> EXERCISE BRIEF: Omit every picture and return the rest of the data unaltered.

> GIVEN INFORMATION:

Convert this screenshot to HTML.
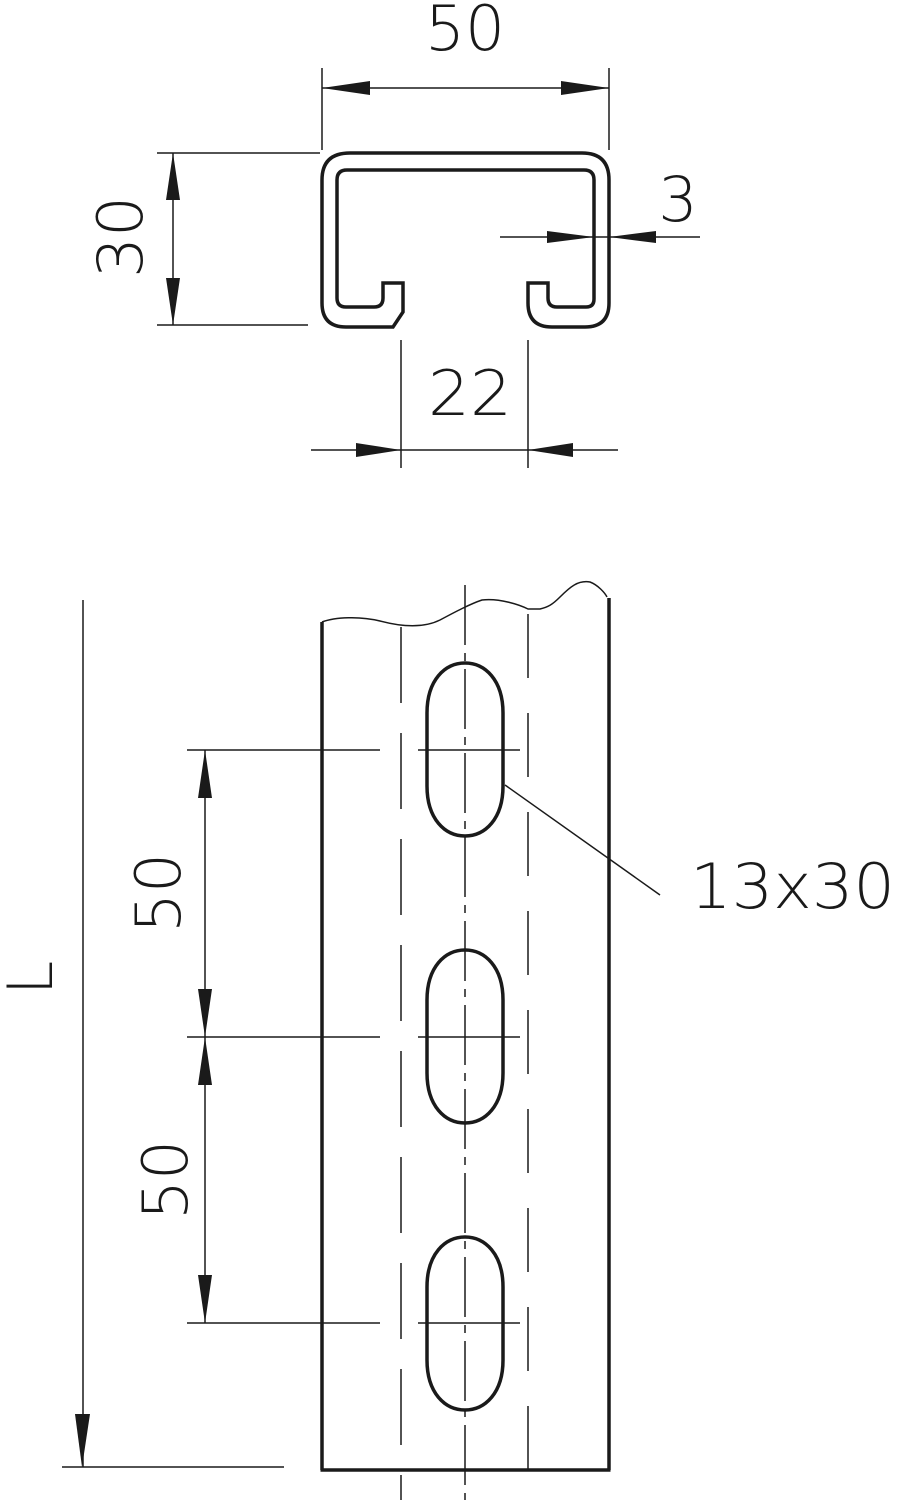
<!DOCTYPE html>
<html><head><meta charset="utf-8"><style>html,body{margin:0;padding:0;background:#fff}svg{display:block}</style></head>
<body>
<svg width="897" height="1500" viewBox="0 0 897 1500" xmlns="http://www.w3.org/2000/svg">
<g fill="none" stroke="#1a1a1a">
<path stroke-width="3.5" d="M350,153 H582 Q609,153 609,180 V303 Q609,327 585,327 H552 Q528,327 528,303 V283 H548 V298 Q548,307 557,307 H586 Q594,307 594,299 V180 Q594,170 584,170 H347 Q337,170 337,180 V298 Q337,307 346,307 H374 Q383,307 383,298 V283 H403 V312 L393,327 H346 Q322,327 322,303 V180 Q322,153 350,153 Z"/>
<g stroke-width="1.5">
<line x1="322" y1="68" x2="322" y2="150"/><line x1="609" y1="68" x2="609" y2="150"/>
<line x1="322" y1="88" x2="609" y2="88"/>
<line x1="157" y1="153" x2="320" y2="153"/><line x1="157" y1="325" x2="308" y2="325"/>
<line x1="173" y1="153" x2="173" y2="325"/>
<line x1="500" y1="237" x2="700" y2="237"/>
<line x1="401" y1="340" x2="401" y2="468"/><line x1="528" y1="340" x2="528" y2="468"/>
<line x1="311" y1="450" x2="618" y2="450"/>
<line x1="83" y1="600" x2="83" y2="1467"/><line x1="62" y1="1467" x2="284" y2="1467"/>
<line x1="205" y1="750" x2="205" y2="1323"/>
<line x1="187" y1="750" x2="380" y2="750"/><line x1="418" y1="750" x2="520" y2="750"/>
<line x1="187" y1="1037" x2="380" y2="1037"/><line x1="418" y1="1037" x2="520" y2="1037"/>
<line x1="187" y1="1323" x2="380" y2="1323"/><line x1="418" y1="1323" x2="520" y2="1323"/>
<line x1="505" y1="785" x2="660" y2="895"/>
<line x1="401" y1="627" x2="401" y2="1500" stroke-dasharray="76,30"/>
<line x1="528" y1="609" x2="528" y2="1500" stroke-dasharray="64,35" stroke-dashoffset="-5"/>
<line x1="465" y1="585" x2="465" y2="1500" stroke-dasharray="60,8,8,8"/>
<path d="M322,622 C335,617 360,616 380,621 C395,625 420,630 440,620 C455,612 470,604 482,600 C500,598 520,605 528,609 H540 C548,607 552,605 560,597 C570,587 578,580 590,582 C598,585 605,593 607,597"/>
</g>
<g stroke-width="3.5">
<line x1="322" y1="622" x2="322" y2="1470"/><line x1="609" y1="598" x2="609" y2="1470"/>
<line x1="320.5" y1="1470" x2="610.5" y2="1470"/>
<path d="M427,713 C427,680 445,663 465,663 C485,663 503,680 503,713 V786 C503,819 485,836 465,836 C445,836 427,819 427,786 Z"/>
<path d="M427,1000 C427,967 445,950 465,950 C485,950 503,967 503,1000 V1073 C503,1106 485,1123 465,1123 C445,1123 427,1106 427,1073 Z"/>
<path d="M427,1287 C427,1254 445,1237 465,1237 C485,1237 503,1254 503,1287 V1360 C503,1393 485,1410 465,1410 C445,1410 427,1393 427,1360 Z"/>
</g>
</g>
<g fill="#1a1a1a">
<polygon points="322,88 370,81 370,95"/><polygon points="609,88 561,81 561,95"/>
<polygon points="173,153 166,200 180,200"/><polygon points="173,325 166,278 180,278"/>
<polygon points="594,237 547,231 547,243"/><polygon points="609,237 656,231 656,243"/>
<polygon points="401,450 356,443 356,457"/><polygon points="528,450 573,443 573,457"/>
<polygon points="82,1467 75,1414 90,1414"/>
<polygon points="205,750 198,798 212,798"/><polygon points="205,1037 198,989 212,989"/>
<polygon points="205,1037 198,1085 212,1085"/><polygon points="205,1323 198,1275 212,1275"/>
</g>
<g font-family="DejaVu Sans, Liberation Sans, sans-serif" font-weight="200" fill="#1a1a1a" font-size="62">
<text x="465" y="50" text-anchor="middle" textLength="80" lengthAdjust="spacingAndGlyphs">50</text>
<text x="678" y="221" text-anchor="middle">3</text>
<text x="470" y="415" text-anchor="middle" textLength="84" lengthAdjust="spacingAndGlyphs">22</text>
<text x="690" y="908" textLength="205" lengthAdjust="spacingAndGlyphs">13x30</text>
<text transform="translate(142,237) rotate(-90)" text-anchor="middle" textLength="82" lengthAdjust="spacingAndGlyphs">30</text>
<text transform="translate(180,893) rotate(-90)" text-anchor="middle" textLength="80" lengthAdjust="spacingAndGlyphs">50</text>
<text transform="translate(187,1180) rotate(-90)" text-anchor="middle" textLength="80" lengthAdjust="spacingAndGlyphs">50</text>
<text transform="translate(52,978) rotate(-90)" text-anchor="middle">L</text>
</g>
</svg>
</body></html>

> RESPONSE:
Convert this screenshot to HTML.
<!DOCTYPE html>
<html><head><meta charset="utf-8"><style>html,body{margin:0;padding:0;background:#fff}svg{display:block}</style></head>
<body>
<svg width="897" height="1500" viewBox="0 0 897 1500" xmlns="http://www.w3.org/2000/svg">
<g fill="none" stroke="#1a1a1a">
<path stroke-width="3.5" d="M350,153 H582 Q609,153 609,180 V303 Q609,327 585,327 H552 Q528,327 528,303 V283 H548 V298 Q548,307 557,307 H586 Q594,307 594,299 V180 Q594,170 584,170 H347 Q337,170 337,180 V298 Q337,307 346,307 H374 Q383,307 383,298 V283 H403 V312 L393,327 H346 Q322,327 322,303 V180 Q322,153 350,153 Z"/>
<g stroke-width="1.5">
<line x1="322" y1="68" x2="322" y2="150"/><line x1="609" y1="68" x2="609" y2="150"/>
<line x1="322" y1="88" x2="609" y2="88"/>
<line x1="157" y1="153" x2="320" y2="153"/><line x1="157" y1="325" x2="308" y2="325"/>
<line x1="173" y1="153" x2="173" y2="325"/>
<line x1="500" y1="237" x2="700" y2="237"/>
<line x1="401" y1="340" x2="401" y2="468"/><line x1="528" y1="340" x2="528" y2="468"/>
<line x1="311" y1="450" x2="618" y2="450"/>
<line x1="83" y1="600" x2="83" y2="1467"/><line x1="62" y1="1467" x2="284" y2="1467"/>
<line x1="205" y1="750" x2="205" y2="1323"/>
<line x1="187" y1="750" x2="380" y2="750"/><line x1="418" y1="750" x2="520" y2="750"/>
<line x1="187" y1="1037" x2="380" y2="1037"/><line x1="418" y1="1037" x2="520" y2="1037"/>
<line x1="187" y1="1323" x2="380" y2="1323"/><line x1="418" y1="1323" x2="520" y2="1323"/>
<line x1="505" y1="785" x2="660" y2="895"/>
<line x1="401" y1="627" x2="401" y2="1500" stroke-dasharray="76,30"/>
<line x1="528" y1="609" x2="528" y2="1500" stroke-dasharray="64,35" stroke-dashoffset="-5"/>
<line x1="465" y1="585" x2="465" y2="1500" stroke-dasharray="60,8,8,8"/>
<path d="M322,622 C335,617 360,616 380,621 C395,625 420,630 440,620 C455,612 470,604 482,600 C500,598 520,605 528,609 H540 C548,607 552,605 560,597 C570,587 578,580 590,582 C598,585 605,593 607,597"/>
</g>
<g stroke-width="3.5">
<line x1="322" y1="622" x2="322" y2="1470"/><line x1="609" y1="598" x2="609" y2="1470"/>
<line x1="320.5" y1="1470" x2="610.5" y2="1470"/>
<path d="M427,713 C427,680 445,663 465,663 C485,663 503,680 503,713 V786 C503,819 485,836 465,836 C445,836 427,819 427,786 Z"/>
<path d="M427,1000 C427,967 445,950 465,950 C485,950 503,967 503,1000 V1073 C503,1106 485,1123 465,1123 C445,1123 427,1106 427,1073 Z"/>
<path d="M427,1287 C427,1254 445,1237 465,1237 C485,1237 503,1254 503,1287 V1360 C503,1393 485,1410 465,1410 C445,1410 427,1393 427,1360 Z"/>
</g>
</g>
<g fill="#1a1a1a">
<polygon points="322,88 370,81 370,95"/><polygon points="609,88 561,81 561,95"/>
<polygon points="173,153 166,200 180,200"/><polygon points="173,325 166,278 180,278"/>
<polygon points="594,237 547,231 547,243"/><polygon points="609,237 656,231 656,243"/>
<polygon points="401,450 356,443 356,457"/><polygon points="528,450 573,443 573,457"/>
<polygon points="82,1467 75,1414 90,1414"/>
<polygon points="205,750 198,798 212,798"/><polygon points="205,1037 198,989 212,989"/>
<polygon points="205,1037 198,1085 212,1085"/><polygon points="205,1323 198,1275 212,1275"/>
</g>
<g font-family="DejaVu Sans, Liberation Sans, sans-serif" font-weight="200" fill="#1a1a1a" font-size="62">
<text x="465" y="50" text-anchor="middle" textLength="80" lengthAdjust="spacingAndGlyphs">50</text>
<text x="678" y="221" text-anchor="middle">3</text>
<text x="470" y="415" text-anchor="middle" textLength="84" lengthAdjust="spacingAndGlyphs">22</text>
<text x="690" y="908" textLength="205" lengthAdjust="spacingAndGlyphs">13x30</text>
<text transform="translate(142,237) rotate(-90)" text-anchor="middle" textLength="82" lengthAdjust="spacingAndGlyphs">30</text>
<text transform="translate(180,893) rotate(-90)" text-anchor="middle" textLength="80" lengthAdjust="spacingAndGlyphs">50</text>
<text transform="translate(187,1180) rotate(-90)" text-anchor="middle" textLength="80" lengthAdjust="spacingAndGlyphs">50</text>
<text transform="translate(52,978) rotate(-90)" text-anchor="middle">L</text>
</g>
</svg>
</body></html>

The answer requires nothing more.